Die Verhaftung des deutschen Schriftstellers Doğan Akhanlı am 19.Aug. in Spanien auf Ersuchen der türkischen Regierung ist erschreckend. Zwar ist Akhanlı inzwischen wieder frei, darf aber Spanien nicht verlassen. Wenn deutsche Behörden schlafen und spanische Behörden nicht aufpassen, droht ihm die Auslieferung in die Türkei und das gleiche Schicksal wie anderen Deutschen Bürgern in türkischen Gefängnissen, denen der deutsche Staat zu Hilfe verpflichtet ist aber nicht mehr leisten kann oder will.
Was ist los in Deutschland und in Europa?
Wer und welches Land sind die Nächsten auf der Liste?

Klaus Lohmann
Klaus Lohmann
7 Jahre zuvor

@#7 thomas weigle: Dieser "internationale Haftbefehl" ist sooo international nicht, denn er gilt eigentlich nur fürs Ausstellerland und für das Land, in dem die/der Gesuchte halt vermutet bzw. erwischt wird. Dazu liegt dem Fahndungsersuchen an Interpol eben auch ein Antrag auf Auslieferung bei. Die deutschen Behörden spielen trotz der Staatszugehörigkeit zunächst keine bilaterale Rolle, werden also standardmäßig nicht informiert, könnten sich aber selber schlau machen, falls man etwas befürchtet – was im Fall Akhanli anscheinend nicht so dringend war.
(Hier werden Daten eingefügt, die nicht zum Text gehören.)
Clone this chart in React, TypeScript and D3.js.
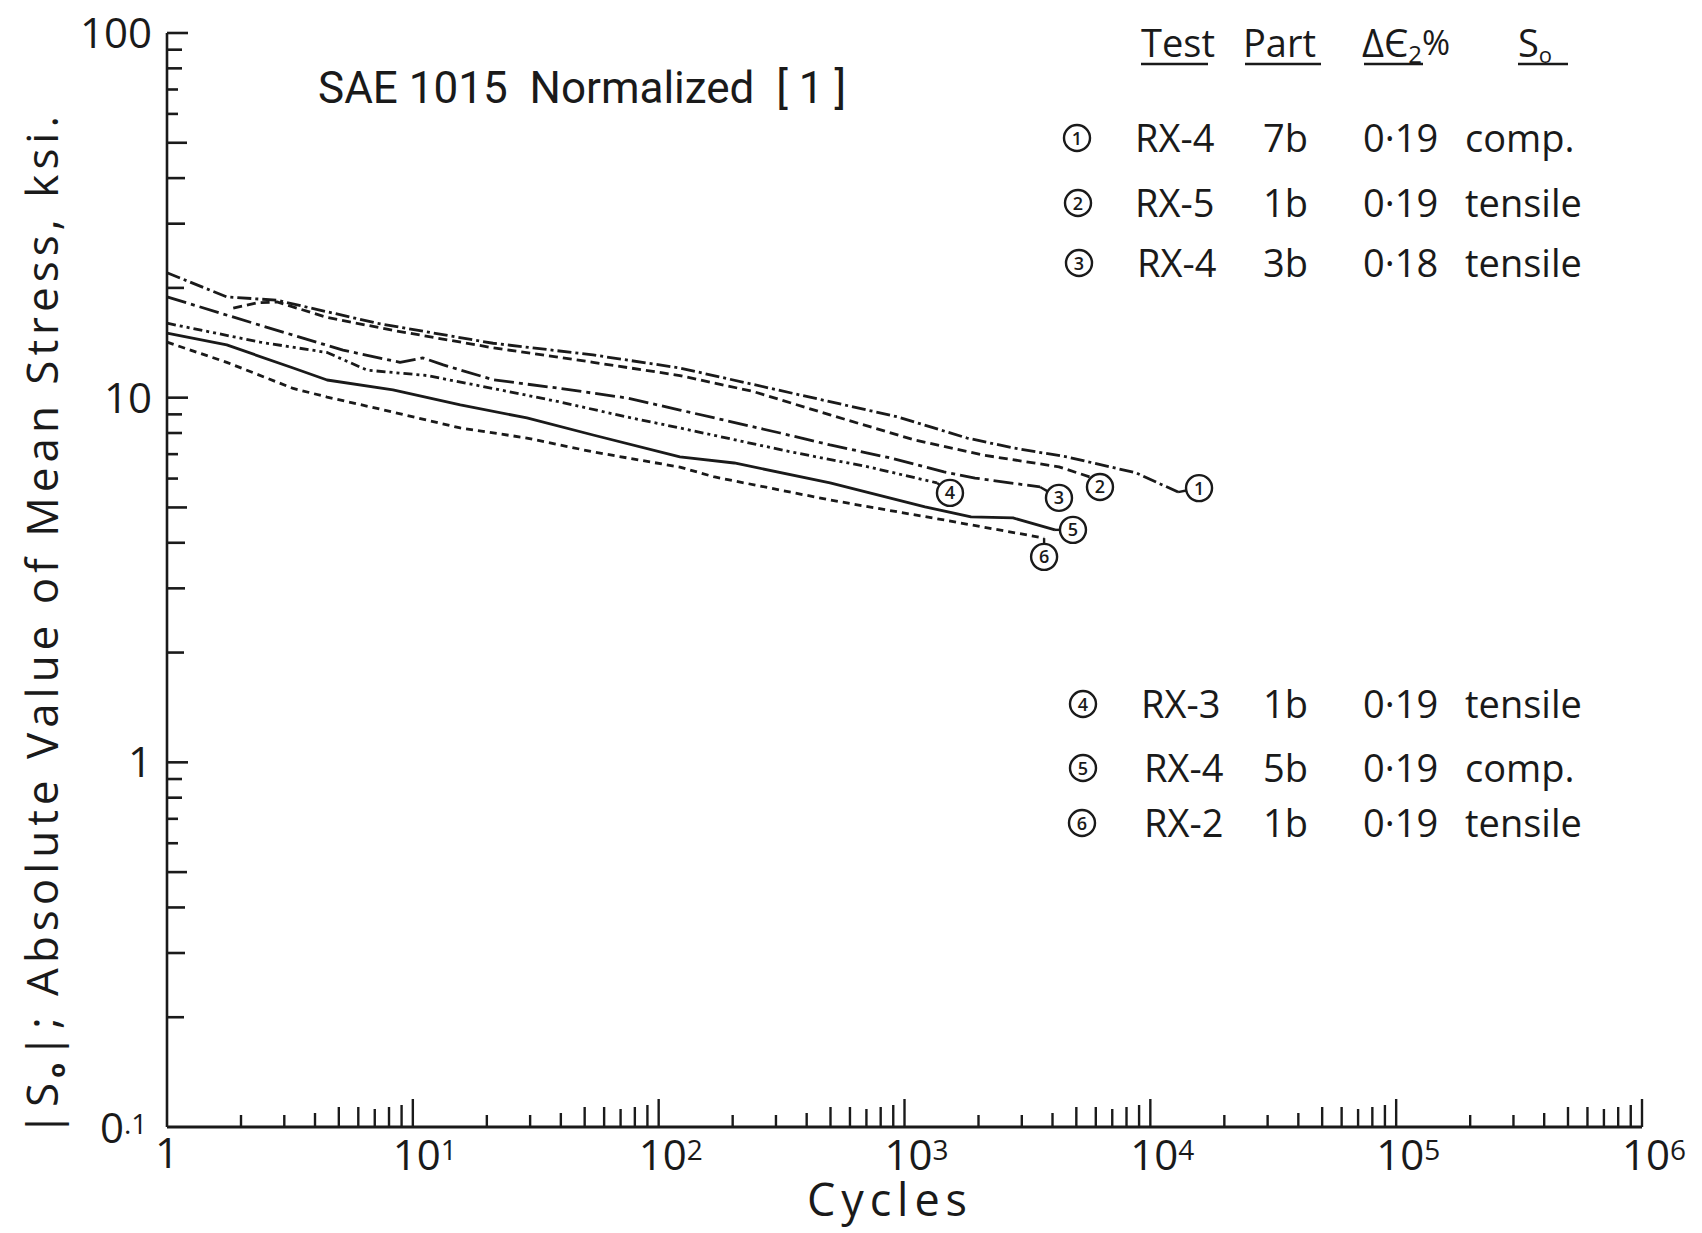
import React from "react";
import * as d3 from "d3";

// ---- Data: |S0| mean stress (ksi) vs cycles, SAE 1015 normalized ----
const cycles1 = [1, 1.75, 2.8, 7.15, 21.2, 54.1, 122, 462, 942, 1796, 2763, 4583, 8743, 12970];
const stress1 = [22.0, 18.9, 18.5, 16.0, 14.1, 13.1, 12.06, 9.86, 8.85, 7.75, 7.28, 6.88, 6.22, 5.51];

const cycles2 = [1.86, 2.32, 2.8, 4.48, 8.3, 21.2, 54.1, 122, 242, 498, 1094, 2086, 4250, 5690];
const stress2 = [17.6, 18.2, 18.3, 16.6, 15.3, 13.7, 12.5, 11.5, 10.4, 8.97, 7.66, 6.96, 6.46, 6.06];

const cycles3 = [1, 2.39, 5.2, 8.87, 11.0, 13.3, 21.2, 39.7, 74.3, 122, 312, 498, 881, 1448, 1936, 3560];
const stress3 = [18.9, 15.8, 13.5, 12.5, 12.85, 12.3, 11.2, 10.6, 9.98, 9.25, 8.0, 7.42, 6.83, 6.26, 6.02, 5.69];

const cycles4 = [1, 2.39, 4.48, 6.51, 11.4, 21.2, 39.7, 74.3, 122, 345, 711, 1356];
const stress4 = [16.0, 14.2, 13.3, 11.9, 11.5, 10.6, 9.73, 8.85, 8.26, 7.1, 6.46, 5.84];

const cycles5 = [1, 1.75, 3.26, 4.48, 8.3, 15.6, 29.1, 54.1, 122, 203, 498, 1212, 1865, 2763, 4095];
const stress5 = [15.04, 13.95, 12.06, 11.18, 10.5, 9.55, 8.8, 7.9, 6.88, 6.62, 5.84, 5.02, 4.71, 4.68, 4.34];

const cycles6 = [1, 1.75, 3.26, 4.48, 8.3, 15.6, 29.1, 54.1, 122, 169, 498, 1448, 3697];
const stress6 = [14.2, 12.5, 10.6, 10.04, 9.13, 8.26, 7.75, 7.1, 6.45, 6.06, 5.24, 4.62, 4.12];

// circled test numbers placed at the end of each curve
const testNumbers = ["1", "2", "3", "4", "5", "6"];
const tagCycles = [15780, 6240, 4250, 1531, 4845, 3697];
const tagStress = [5.65, 5.69, 5.31, 5.48, 4.34, 3.66];

// legend table
const testIds = ["RX-4", "RX-5", "RX-4", "RX-3", "RX-4", "RX-2"];
const parts = ["7b", "1b", "3b", "1b", "5b", "1b"];
const strainRanges = ["0·19", "0·19", "0·18", "0·19", "0·19", "0·19"];
const meanStressSigns = ["comp.", "tensile", "tensile", "tensile", "comp.", "tensile"];

// axes
const xDecades = [0, 1, 2, 3, 4, 5, 6];
const yMajorValues = [1, 10, 100];
const yMajorLabels = ["1", "10", "100"];

// ---- layout ----
const W = 1702;
const H = 1233;
const X0 = 167;
const X1 = 1642;
const Y0 = 1127;
const Y1 = 33;
const INK = "#1a1a1a";
const LETTER = "'Open Sans', 'DejaVu Sans', sans-serif";

const x = d3.scaleLog().domain([1, 1e6]).range([X0, X1]);
const y = d3.scaleLog().domain([0.1, 100]).range([Y0, Y1]);

const series = [
  { c: cycles1, s: stress1, dash: "14 4 3 4" },
  { c: cycles2, s: stress2, dash: "9 5" },
  { c: cycles3, s: stress3, dash: "20 5 4 5" },
  { c: cycles4, s: stress4, dash: "9 4 3 4 3 4" },
  { c: cycles5, s: stress5, dash: "none" },
  { c: cycles6, s: stress6, dash: "7 5" },
];

const xMinorLen: Record<number, number> = { 2: 12, 3: 12, 4: 14, 5: 20, 6: 20, 7: 18, 8: 20, 9: 22 };
const yMinorLen: Record<number, number> = { 2: 17, 3: 18, 4: 18, 5: 20, 6: 11, 7: 11, 8: 15, 9: 15 };

const legendBaselines = [152, 217, 277, 718, 782, 837];
const legendTagX = [1077, 1078, 1079, 1083, 1083, 1082];
const legendTestX = [1135, 1135, 1137, 1141, 1144, 1144];
const COL_PART = 1263;
const COL_STRAIN = 1363;
const COL_SIGN = 1465;
const TAG_R = 13;

const line = d3
  .line<[number, number]>()
  .x((d) => x(d[0]))
  .y((d) => y(d[1]));

function Tag({ cx, cy, label }: { cx: number; cy: number; label: string }) {
  return (
    <g>
      <circle cx={cx} cy={cy} r={TAG_R} fill="white" stroke={INK} strokeWidth={2.4} />
      <text
        x={cx}
        y={cy + 6.5}
        textAnchor="middle"
        fontFamily={LETTER}
        fontSize={18}
        fontWeight={600}
        fill={INK}
      >
        {label}
      </text>
    </g>
  );
}

export default function App() {
  const xTicks: { v: number; len: number }[] = [];
  xDecades.forEach((k) => {
    if (k > 0) xTicks.push({ v: Math.pow(10, k), len: 28 });
    if (k < 6) for (let m = 2; m <= 9; m++) xTicks.push({ v: m * Math.pow(10, k), len: xMinorLen[m] });
  });
  const yTicks: { v: number; len: number }[] = [];
  [-1, 0, 1].forEach((k) => {
    for (let m = 2; m <= 9; m++) yTicks.push({ v: m * Math.pow(10, k), len: yMinorLen[m] });
  });
  yMajorValues.forEach((v) => yTicks.push({ v, len: 21 }));

  return (
    <svg
      width={W}
      height={H}
      viewBox={`0 0 ${W} ${H}`}
      style={{ position: "absolute", left: 0, top: 0, background: "white" }}
    >
      <rect x={0} y={0} width={W} height={H} fill="white" />

      {/* axes */}
      <line x1={X0} y1={Y1} x2={X0} y2={Y0} stroke={INK} strokeWidth={2.6} />
      <line x1={X0} y1={Y0} x2={X1} y2={Y0} stroke={INK} strokeWidth={3} />

      {xTicks.map((t, i) => (
        <line key={"xt" + i} x1={x(t.v)} x2={x(t.v)} y1={Y0} y2={Y0 - t.len} stroke={INK} strokeWidth={2.4} />
      ))}
      {yTicks.map((t, i) => (
        <line key={"yt" + i} x1={X0} x2={X0 + t.len} y1={y(t.v)} y2={y(t.v)} stroke={INK} strokeWidth={2.6} />
      ))}

      {/* x tick labels */}
      {xDecades.map((k) =>
        k === 0 ? (
          <text key="x0" x={x(1)} y={1168} textAnchor="middle" fontFamily={LETTER} fontSize={42} fill={INK}>
            1
          </text>
        ) : (
          <g key={"xl" + k}>
            <text x={x(Math.pow(10, k)) + 4} y={1170} textAnchor="middle" fontFamily={LETTER} fontSize={42} fill={INK}>
              10
            </text>
            <text x={x(Math.pow(10, k)) + 28} y={1160} fontFamily={LETTER} fontSize={28} fill={INK}>
              {k}
            </text>
          </g>
        )
      )}

      {/* y tick labels */}
      {yMajorValues.map((v, i) => (
        <text key={"yl" + i} x={152} y={y(v) + 15} textAnchor="end" fontFamily={LETTER} fontSize={42} fill={INK}>
          {yMajorLabels[i]}
        </text>
      ))}
      <text x={100} y={1143} fontFamily={LETTER} fontSize={42} fill={INK}>
        0<tspan fontSize={28} dy={-9}>.1</tspan>
      </text>

      {/* axis titles */}
      <text
        transform={`translate(58,1136) rotate(-90)`}
        fontFamily={LETTER}
        fontSize={44}
        fill={INK}
        textLength={1020}
        lengthAdjust="spacing"
      >
        |S<tspan fontSize={24} fontWeight={700} dy={7}>o</tspan>
        <tspan dy={-7}>|; Absolute Value of Mean Stress, ksi.</tspan>
      </text>
      <text x={807} y={1216} fontFamily={LETTER} fontSize={45} fill={INK} textLength={160} lengthAdjust="spacing">
        Cycles
      </text>

      {/* chart title */}
      <text x={318} y={103} fontFamily="Roboto, 'Liberation Sans', sans-serif" fontSize={44} fill={INK} style={{ whiteSpace: "pre" }}>
        {"SAE 1015  Normalized  [ 1 ]"}
      </text>

      {/* curves */}
      {series.map((sr, i) => {
        const pts: [number, number][] = sr.c.map((c, j) => [c, sr.s[j]]);
        const last = pts[pts.length - 1];
        const lx = x(last[0]);
        const ly = y(last[1]);
        const tx = x(tagCycles[i]);
        const ty = y(tagStress[i]);
        const dist = Math.hypot(tx - lx, ty - ly);
        const ex = dist > TAG_R ? tx - ((tx - lx) / dist) * TAG_R : lx;
        const ey = dist > TAG_R ? ty - ((ty - ly) / dist) * TAG_R : ly;
        return (
          <g key={"s" + i}>
            <path
              d={line(pts) || ""}
              fill="none"
              stroke={INK}
              strokeWidth={2.8}
              strokeDasharray={sr.dash}
              strokeLinejoin="round"
            />
            <line x1={lx} y1={ly} x2={ex} y2={ey} stroke={INK} strokeWidth={2.4} />
            <Tag cx={tx} cy={ty} label={testNumbers[i]} />
          </g>
        );
      })}

      {/* legend header */}
      <g fontFamily={LETTER} fontSize={38} fill={INK}>
        <text x={1141} y={57}>Test</text>
        <text x={1243} y={57}>Part</text>
        <text x={1362} y={57}>
          ΔЄ<tspan fontSize={24} dy={6}>2</tspan>
          <tspan fontSize={34} dy={-8}>%</tspan>
        </text>
        <text x={1518} y={57}>
          S<tspan fontSize={22} dy={6}>o</tspan>
        </text>
      </g>
      <g stroke={INK} strokeWidth={2.4}>
        <line x1={1141} x2={1208} y1={64} y2={64} />
        <line x1={1245} x2={1321} y1={64} y2={64} />
        <line x1={1364} x2={1423} y1={64} y2={64} />
        <line x1={1518} x2={1568} y1={64} y2={64} />
      </g>

      {/* legend rows */}
      {testIds.map((t, i) => (
        <g key={"lg" + i}>
          <Tag cx={legendTagX[i]} cy={legendBaselines[i] - 14} label={testNumbers[i]} />
          <g fontFamily={LETTER} fontSize={38} fill={INK}>
            <text x={legendTestX[i]} y={legendBaselines[i]}>{t}</text>
            <text x={COL_PART} y={legendBaselines[i]}>{parts[i]}</text>
            <text x={COL_STRAIN} y={legendBaselines[i]}>{strainRanges[i]}</text>
            <text x={COL_SIGN} y={legendBaselines[i]}>{meanStressSigns[i]}</text>
          </g>
        </g>
      ))}
    </svg>
  );
}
Man kann natürlich darüber spekulieren, ob der Erdo-GröTaZ evt. ganz bewusst gewartet hat, bis Akhanli sich in Spanien aufgehalten hatte, weil er sich von der spanischen Polizei mehr "Durchsetzungkraft" seines Haftbefehls versprochen hat – Akhanli rätselt ja selbst, warum es ausgerechnet in Spanien passierte.

thomas weigle
thomas weigle
7 Jahre zuvor

@ Klaus Lohmann Danke für die Info. Gerade lese ich, dass zumindest NRW eine mögliche Warnung an Betroffene prüfen lassen will, deren Fälle ähnlich dem vom Dogan Akhanli gelagert sind.